Aproveché aquella estancia para aprovisionarme de piedras de succión. Eran guijarros, pero los llamo piedras. Sí, aquella vez adquirí una importante reserva. Las distribuí equitativamente entre mis cuatro bolsillos y las iba chupando por turno. Lo cual planteaba un problema que al principio resolví del modo siguiente. Yo tenía, pongo por caso, dieciséis piedras, cuatro en cada uno de mis cuatro bolsillos (los dos de mi pantalón y los dos de mi abrigo). Tomando una piedra del bolsillo derecho de mi abrigo, y poniéndomela en la boca, la reemplazaba en el bolsillo derecho de mi abrigo por una piedra del bolsillo derecho de mi pantalón, que reemplazaba por una piedra del bolsillo izquierdo de mi abrigo, que reemplazaba por la piedra que tenía en la boca en cuanto terminaba la succión. De modo que siempre había cuatro piedras en cada uno de mis cuatro bolsillos, aunque no exactamente las mismas piedras. Y cuando me volvían las ganas de chupar hundía la mano nuevamente en el bolsillo derecho de mi abrigo, con la certidumbre de que no iba a salirme la misma piedra de antes. Y, mientras la iba succionando, volvía a poner en orden las otras piedras, como acabo de explicar. Y así sucesivamente. Pero sólo a medias me satisfacía esta solución. Pues no se me ocultaba que, por una extraordinaria casualidad, podían estar circulando siempre las mismas cuatro piedras. En cuyo caso, lejos de estar succionando las dieciséis piedras por turno, en realidad estaría succionando sólo cuatro, siempre las mismas, por turno.

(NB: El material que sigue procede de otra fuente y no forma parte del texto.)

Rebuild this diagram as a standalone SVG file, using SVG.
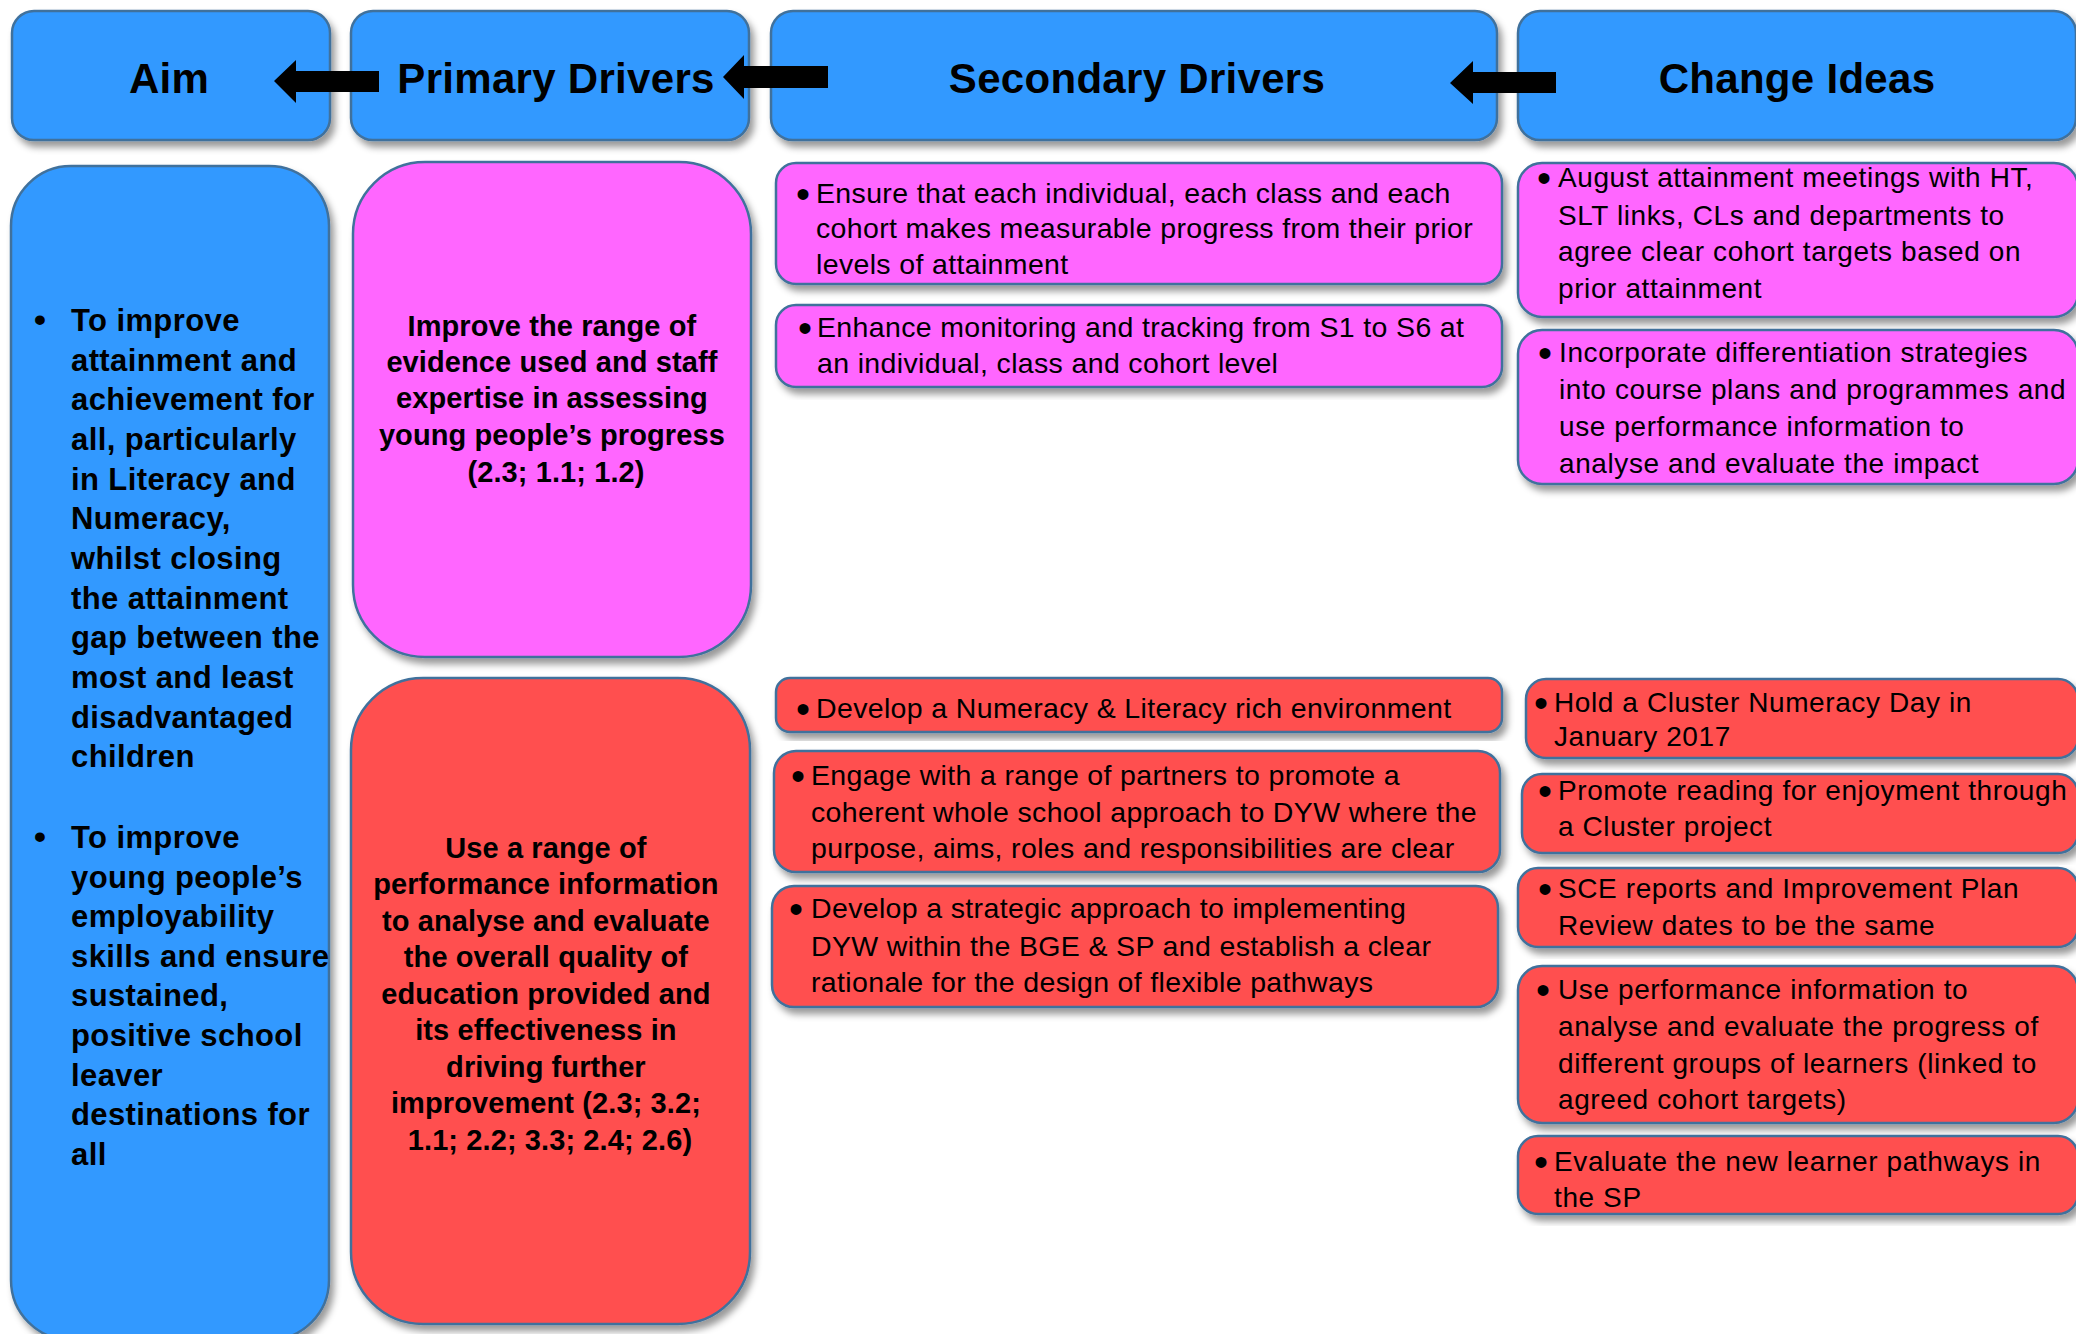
<svg xmlns="http://www.w3.org/2000/svg" width="2076" height="1334" viewBox="0 0 2076 1334">
<defs>
<filter id="sh" x="-5%" y="-5%" width="115%" height="120%">
<feDropShadow dx="4" dy="6" stdDeviation="3.5" flood-color="#000" flood-opacity="0.4"/>
</filter>
</defs>
<style>
.box{stroke:#41719C;stroke-width:2.5;filter:url(#sh)}
.blue{fill:#3399FF}
.mag{fill:#FF66FF}
.red{fill:#FF5050}
.hd{font-family:"Liberation Sans",Arial,sans-serif;font-weight:bold;font-size:42px;fill:#000;text-anchor:middle;letter-spacing:0.3px}
.aim{font-family:"Liberation Sans",Arial,sans-serif;font-weight:bold;font-size:31px;fill:#000;letter-spacing:0.4px}
.pd{font-family:"Liberation Sans",Arial,sans-serif;font-weight:bold;font-size:29px;fill:#000;text-anchor:middle;letter-spacing:0.1px}
.sd{font-family:"Liberation Sans",Arial,sans-serif;font-size:28.5px;fill:#000;letter-spacing:0.35px}
.ci{font-family:"Liberation Sans",Arial,sans-serif;font-size:28px;fill:#000;letter-spacing:0.6px}
.bl{font-family:"Liberation Sans",Arial,sans-serif;font-size:40px;fill:#000;text-anchor:middle}
.ab{font-family:"Liberation Sans",Arial,sans-serif;font-size:34px;font-weight:bold;fill:#000;text-anchor:middle}
</style>
<rect width="2076" height="1334" fill="#fff"/>

<g id="hdr-aim"><rect class="box blue" x="12" y="11" width="318" height="129" rx="22"/><text class="hd" x="169" y="93">Aim</text></g>
<g id="hdr-primary"><rect class="box blue" x="351" y="11" width="398" height="129" rx="22"/><text class="hd" x="556" y="93">Primary Drivers</text></g>
<g id="hdr-secondary"><rect class="box blue" x="771" y="11" width="726" height="129" rx="22"/><text class="hd" x="1137" y="93">Secondary Drivers</text></g>
<g id="hdr-change"><rect class="box blue" x="1518" y="11" width="558" height="129" rx="22"/><text class="hd" x="1797" y="93">Change Ideas</text></g>

<g id="aim">
<rect class="box blue" x="11" y="166" width="318" height="1174" rx="60"/>
<text class="ab" x="40" y="331">•</text>
<text class="aim" x="71">
<tspan x="71" y="331">To improve</tspan>
<tspan x="71" y="371">attainment and</tspan>
<tspan x="71" y="410">achievement for</tspan>
<tspan x="71" y="450">all, particularly</tspan>
<tspan x="71" y="490">in Literacy and</tspan>
<tspan x="71" y="529">Numeracy,</tspan>
<tspan x="71" y="569">whilst closing</tspan>
<tspan x="71" y="609">the attainment</tspan>
<tspan x="71" y="648">gap between the</tspan>
<tspan x="71" y="688">most and least</tspan>
<tspan x="71" y="728">disadvantaged</tspan>
<tspan x="71" y="767">children</tspan>
</text>
<text class="ab" x="40" y="848">•</text>
<text class="aim" x="71">
<tspan x="71" y="848">To improve</tspan>
<tspan x="71" y="888">young people’s</tspan>
<tspan x="71" y="927">employability</tspan>
<tspan x="71" y="967">skills and ensure</tspan>
<tspan x="71" y="1006">sustained,</tspan>
<tspan x="71" y="1046">positive school</tspan>
<tspan x="71" y="1086">leaver</tspan>
<tspan x="71" y="1125">destinations for</tspan>
<tspan x="71" y="1165">all</tspan>
</text>
</g>

<g id="primary-1">
<rect class="box mag" x="353" y="162" width="398" height="495" rx="72"/>
<text class="pd">
<tspan x="556" y="336">Improve the range of</tspan>
<tspan x="556" y="372">evidence used and staff</tspan>
<tspan x="556" y="408">expertise in assessing</tspan>
<tspan x="556" y="445">young people’s progress</tspan>
<tspan x="556" y="482">(2.3; 1.1; 1.2)</tspan>
</text>
</g>

<g id="primary-2">
<rect class="box red" x="351" y="678" width="399" height="646" rx="72"/>
<text class="pd">
<tspan x="550" y="858">Use a range of</tspan>
<tspan x="550" y="894">performance information</tspan>
<tspan x="550" y="931">to analyse and evaluate</tspan>
<tspan x="550" y="967">the overall quality of</tspan>
<tspan x="550" y="1004">education provided and</tspan>
<tspan x="550" y="1040">its effectiveness in</tspan>
<tspan x="550" y="1077">driving further</tspan>
<tspan x="550" y="1113">improvement (2.3; 3.2;</tspan>
<tspan x="550" y="1150">1.1; 2.2; 3.3; 2.4; 2.6)</tspan>
</text>
</g>

<g id="sec-1">
<rect class="box mag" x="776" y="163" width="726" height="121" rx="20"/>
<text class="bl" x="803" y="208">•</text>
<text class="sd">
<tspan x="816" y="203">Ensure that each individual, each class and each</tspan>
<tspan x="816" y="238">cohort makes measurable progress from their prior</tspan>
<tspan x="816" y="274">levels of attainment</tspan>
</text>
</g>
<g id="sec-2">
<rect class="box mag" x="776" y="305" width="726" height="82" rx="20"/>
<text class="bl" x="805" y="342">•</text>
<text class="sd">
<tspan x="817" y="337">Enhance monitoring and tracking from S1 to S6 at</tspan>
<tspan x="817" y="373">an individual, class and cohort level</tspan>
</text>
</g>
<g id="sec-3">
<rect class="box red" x="776" y="678" width="726" height="54" rx="14"/>
<text class="bl" x="803" y="723">•</text>
<text class="sd" x="816" y="718">Develop a Numeracy &amp; Literacy rich environment</text>
</g>
<g id="sec-4">
<rect class="box red" x="774" y="751" width="726" height="121" rx="22"/>
<text class="bl" x="798" y="790">•</text>
<text class="sd">
<tspan x="811" y="785">Engage with a range of partners to promote a</tspan>
<tspan x="811" y="822">coherent whole school approach to DYW where the</tspan>
<tspan x="811" y="858">purpose, aims, roles and responsibilities are clear</tspan>
</text>
</g>
<g id="sec-5">
<rect class="box red" x="772" y="886" width="726" height="121" rx="22"/>
<text class="bl" x="796" y="923">•</text>
<text class="sd">
<tspan x="811" y="918">Develop a strategic approach to implementing</tspan>
<tspan x="811" y="956">DYW within the BGE &amp; SP and establish a clear</tspan>
<tspan x="811" y="992">rationale for the design of flexible pathways</tspan>
</text>
</g>

<g id="chg-1">
<rect class="box mag" x="1518" y="163" width="560" height="154" rx="24"/>
<text class="bl" x="1544" y="192">•</text>
<text class="ci">
<tspan x="1558" y="187">August attainment meetings with HT,</tspan>
<tspan x="1558" y="225">SLT links, CLs and departments to</tspan>
<tspan x="1558" y="261">agree clear cohort targets based on</tspan>
<tspan x="1558" y="298">prior attainment</tspan>
</text>
</g>
<g id="chg-2">
<rect class="box mag" x="1518" y="330" width="560" height="154" rx="24"/>
<text class="bl" x="1545" y="367">•</text>
<text class="ci">
<tspan x="1559" y="362">Incorporate differentiation strategies</tspan>
<tspan x="1559" y="399">into course plans and programmes and</tspan>
<tspan x="1559" y="436">use performance information to</tspan>
<tspan x="1559" y="473">analyse and evaluate the impact</tspan>
</text>
</g>
<g id="chg-3">
<rect class="box red" x="1526" y="679" width="552" height="79" rx="20"/>
<text class="bl" x="1541" y="717">•</text>
<text class="ci">
<tspan x="1554" y="712">Hold a Cluster Numeracy Day in</tspan>
<tspan x="1554" y="746">January 2017</tspan>
</text>
</g>
<g id="chg-4">
<rect class="box red" x="1522" y="774" width="556" height="79" rx="20"/>
<text class="bl" x="1545" y="805">•</text>
<text class="ci">
<tspan x="1558" y="800">Promote reading for enjoyment through</tspan>
<tspan x="1558" y="836">a Cluster project</tspan>
</text>
</g>
<g id="chg-5">
<rect class="box red" x="1518" y="868" width="560" height="79" rx="20"/>
<text class="bl" x="1545" y="903">•</text>
<text class="ci">
<tspan x="1558" y="898">SCE reports and Improvement Plan</tspan>
<tspan x="1558" y="935">Review dates to be the same</tspan>
</text>
</g>
<g id="chg-6">
<rect class="box red" x="1518" y="966" width="560" height="157" rx="24"/>
<text class="bl" x="1543" y="1004">•</text>
<text class="ci">
<tspan x="1558" y="999">Use performance information to</tspan>
<tspan x="1558" y="1036">analyse and evaluate the progress of</tspan>
<tspan x="1558" y="1073">different groups of learners (linked to</tspan>
<tspan x="1558" y="1109">agreed cohort targets)</tspan>
</text>
</g>
<g id="chg-7">
<rect class="box red" x="1518" y="1136" width="560" height="78" rx="20"/>
<text class="bl" x="1541" y="1176">•</text>
<text class="ci">
<tspan x="1554" y="1171">Evaluate the new learner pathways in</tspan>
<tspan x="1554" y="1207">the SP</tspan>
</text>
</g>

<g id="connectors" fill="#000">
<polygon points="274,81 296,60 296,71 379,71 379,92 296,92 296,103"/>
<polygon points="723,77 744,55 744,66 828,66 828,88 744,88 744,99"/>
<polygon points="1450,83 1473,61 1473,72 1556,72 1556,93 1473,93 1473,104"/>
</g>
</svg>
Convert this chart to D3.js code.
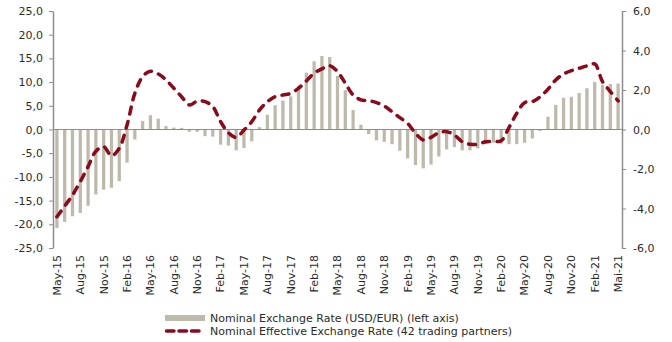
<!DOCTYPE html>
<html>
<head>
<meta charset="utf-8">
<script src="https://cdn.jsdelivr.net/npm/d3@7"></script>
<style>
  html, body { margin: 0; padding: 0; background: #fff; }
  svg text { font-family: "DejaVu Sans", Verdana, sans-serif; font-size: 11px; fill: #2b2b2b; }
</style>
</head>
<body>
<svg id="chart" width="672" height="342"></svg>
<script>
// Monthly observations, May 2015 – May 2021
const months = [
  "May-15","Jun-15","Jul-15","Aug-15","Sep-15","Oct-15","Nov-15","Dec-15",
  "Jan-16","Feb-16","Mar-16","Apr-16","May-16","Jun-16","Jul-16","Aug-16","Sep-16","Oct-16","Nov-16","Dec-16",
  "Jan-17","Feb-17","Mar-17","Apr-17","May-17","Jun-17","Jul-17","Aug-17","Sep-17","Oct-17","Nov-17","Dec-17",
  "Jan-18","Feb-18","Mar-18","Apr-18","May-18","Jun-18","Jul-18","Aug-18","Sep-18","Oct-18","Nov-18","Dec-18",
  "Jan-19","Feb-19","Mar-19","Apr-19","May-19","Jun-19","Jul-19","Aug-19","Sep-19","Oct-19","Nov-19","Dec-19",
  "Jan-20","Feb-20","Mar-20","Apr-20","May-20","Jun-20","Jul-20","Aug-20","Sep-20","Oct-20","Nov-20","Dec-20",
  "Jan-21","Feb-21","Mar-21","Apr-21","Mai-21"
];

// Nominal exchange rate USD/EUR, % change (left axis)
const usdEur = [
  -20.8, -19.5, -18.3, -17.6, -16.1, -13.7, -12.7, -12.3, -10.9, -7.0,
  -2.1, 1.8, 3.0, 2.3, 0.7, 0.4, 0.35, -0.5, -0.5, -1.4,
  -1.5, -3.2, -3.4, -4.4, -3.9, -2.5, 0.5, 3.1, 5.1, 6.1,
  7.0, 9.2, 12.0, 14.4, 15.5, 15.3, 11.3, 8.3, 4.1, 1.0,
  -1.0, -2.3, -2.6, -3.1, -4.5, -6.1, -7.5, -8.2, -7.4, -5.7,
  -4.2, -3.7, -4.4, -4.4, -4.0, -3.1, -2.8, -3.0, -3.1, -3.1,
  -2.8, -1.9, -0.3, 2.7, 5.2, 6.7, 6.9, 7.7, 8.7, 10.0,
  9.4, 9.6, 9.7
];

// Nominal effective exchange rate, 42 trading partners, % change (right axis)
const neer = [
  -4.42, -3.88, -3.32, -2.64, -1.88, -1.10, -0.87, -1.33, -0.95, 0.23,
  1.83, 2.68, 2.95, 2.81, 2.51, 2.09, 1.66, 1.24, 1.44, 1.41,
  1.16, 0.40, -0.16, -0.40, -0.03, 0.40, 0.99, 1.41, 1.66, 1.75,
  1.83, 2.09, 2.46, 2.85, 3.07, 3.23, 2.93, 2.34, 1.75, 1.50,
  1.46, 1.36, 1.19, 0.90, 0.60, 0.31, -0.19, -0.53, -0.40, -0.16,
  -0.11, -0.28, -0.62, -0.75, -0.75, -0.62, -0.60, -0.57, 0.10, 0.82,
  1.36, 1.41, 1.66, 2.04, 2.51, 2.81, 2.98, 3.10, 3.22, 3.32,
  2.42, 1.92, 1.45
];

const leftTicks = [-25, -20, -15, -10, -5, 0, 5, 10, 15, 20, 25];
const rightTicks = [-6, -4, -2, 0, 2, 4, 6];
const shownMonths = [
  "May-15","Aug-15","Nov-15","Feb-16","May-16","Aug-16","Nov-16","Feb-17","May-17",
  "Aug-17","Nov-17","Feb-18","May-18","Aug-18","Nov-18","Feb-19","May-19","Aug-19",
  "Nov-19","Feb-20","May-20","Aug-20","Nov-20","Feb-21","Mai-21"
];

const legendLabels = [
  "Nominal Exchange Rate (USD/EUR) (left axis)",
  "Nominal Effective Exchange Rate (42 trading partners)"
];

const barColor = "#bdbaac";
const lineColor = "#8a0a1c";
const axisColor = "#8c8c8c";

const svg = d3.select("#chart");
const plot = { left: 53, right: 622, top: 11, bottom: 248 };

const x = d3.scaleBand()
  .domain(months)
  .range([plot.left, plot.right])
  .paddingInner(0.58)
  .paddingOuter(0.29);

const yL = d3.scaleLinear().domain([-25, 25]).range([plot.bottom, plot.top]);
const yR = d3.scaleLinear().domain([-6, 6]).range([plot.bottom, plot.top]);

const fmt = d => d.toFixed(1).replace(".", ",");

// Bars
svg.append("g")
  .selectAll("rect")
  .data(months.map((m, i) => ({ m, v: usdEur[i] })))
  .join("rect")
  .attr("x", d => x(d.m))
  .attr("width", x.bandwidth())
  .attr("y", d => yL(Math.max(0, d.v)))
  .attr("height", d => Math.abs(yL(d.v) - yL(0)))
  .attr("fill", barColor);

// Zero line (category axis)
svg.append("line")
  .attr("x1", plot.left).attr("x2", plot.right)
  .attr("y1", yL(0)).attr("y2", yL(0))
  .attr("stroke", axisColor).attr("stroke-width", 1);

// Left axis
const gL = svg.append("g")
  .attr("transform", `translate(${plot.left},0)`)
  .call(d3.axisLeft(yL).tickValues(leftTicks).tickFormat(fmt).tickSize(4).tickSizeOuter(0).tickPadding(6));

// Right axis
const gR = svg.append("g")
  .attr("transform", `translate(${plot.right},0)`)
  .call(d3.axisRight(yR).tickValues(rightTicks).tickFormat(fmt).tickSize(4).tickSizeOuter(0).tickPadding(7));

[gL, gR].forEach(g => {
  g.select(".domain").attr("stroke", axisColor).attr("stroke-width", 1.5);
  g.selectAll(".tick line").attr("stroke", axisColor).attr("stroke-width", 1);
  g.selectAll(".tick text").attr("fill", "#2b2b2b")
    .style("font-family", "'DejaVu Sans', Verdana, sans-serif").style("font-size", "11px");
});

// Dashed line
const line = d3.line()
  .x((d, i) => x(months[i]) + x.bandwidth() / 2)
  .y(d => yR(d))
  .curve(d3.curveCatmullRom.alpha(0.5));

svg.append("path")
  .datum(neer)
  .attr("d", line)
  .attr("fill", "none")
  .attr("stroke", lineColor)
  .attr("stroke-width", 3.5)
  .attr("stroke-linecap", "round")
  .attr("stroke-dasharray", "7,7.5");

// Category labels, rotated
svg.append("g")
  .selectAll("text")
  .data(shownMonths)
  .join("text")
  .attr("transform", d => `translate(${x(d) + x.bandwidth() / 2},255) rotate(-90)`)
  .attr("text-anchor", "end")
  .attr("dy", "0.35em")
  .text(d => d);

// Legend
const lg = svg.append("g");
lg.append("rect")
  .attr("x", 165).attr("y", 315).attr("width", 40).attr("height", 6)
  .attr("fill", barColor);
lg.append("line")
  .attr("x1", 166.5).attr("x2", 204).attr("y1", 331).attr("y2", 331)
  .attr("stroke", lineColor).attr("stroke-width", 3.5)
  .attr("stroke-linecap", "round").attr("stroke-dasharray", "7.5,5");
lg.selectAll("text.lbl")
  .data(legendLabels)
  .join("text")
  .attr("class", "lbl")
  .attr("x", 210)
  .attr("y", (d, i) => 318 + i * 13)
  .attr("dy", "0.35em")
  .text(d => d);
</script>
</body>
</html>
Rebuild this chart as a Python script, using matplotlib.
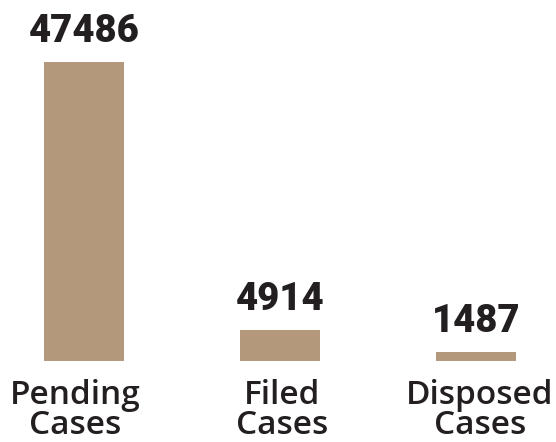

Hay dos momentos en la pieza que, para mí, resumen parte de su sentido. El primero es cuando Jaime, repitiendo una y otra vez qué queréis de mí, se rompe las gafas, se arranca mechones del pelo y termina por sacar de su camisa dos pedazos de carne, su páncreas y su hígado, y tirándolos al suelo, nos los ofrece. Qué más queréis de mí. El segundo es cuando recita de manera frenética tres poemas, Lorca y Neruda, pero sobre todo el vivo sin vivir en mí y muero porque no muero de Teresa de Jesús. No creo que sea casualidad que la Santa de Ávila tenga otro poema donde cada estrofa da comienzo con un «¿Qué queréis hacer de mí?» o «¿Qué mandáis hacer de mí?» Tal vez Dios, el sometimiento, sea ahora, en algún modo, los otros, en algún modo, la presión social, la imagen, en algún modo, lo íntimo y lo público, el afuera y el adentro, la muerte y la vida.

Al final, volvemos al principio, a la bola de discoteca, a las estrellas, a la celebración. Juntos en el mismo espacio. Otra vez con humor, y a modo de confesión, el texto nos dice que Jaime no quiere vivir otros cincuenta años entre paréntesis. Que no quiere que le reciclen ni le pongan un corazón de plástico. Prefiere vivir un sola hora con intensidad. Con la misma intensidad que acabamos de ver sobre el escenario. Esta crisis sobre la existencia termina por arrojar un canto de vida. La vida, ese esplendor, que diría algún personaje de una de las películas de García-Berlanga. Hay algo en este mecanismo, en la distancia que se origina entre el texto y el cuerpo presente de Jaime, con sus pensamientos no dichos, sino escritos, capaz de generar la extrañeza de la que os hablaba al principio. Un cóctel entre humor y dolor que no cae ni en el patetismo ni la complacencia.

Supongo que es culpa de la fiebre, de la tos persistente, del ruido de los albañiles y, por supuesto, de mi propia incapacidad, que apenas haya podido contaros algo de lo que sentí en la pieza. Sirva este texto meramente como esbozo para mi memoria y como una invitación para algo de lo que apuntaba en el segundo párrafo. Tal vez sea bueno poner el punto y final con una de las frases, no por trillada menos contundente, de Kafka. También LA MITAD (una celebración) tiene algo de pelea que se inicia en derrota. Como diría el checo «en la lucha entre ti y el mundo ponte de parte del mundo». Aunque, después de ver esta pieza, hayamos aprendido que lo importante está en la lucha, y no en su previsible resolución.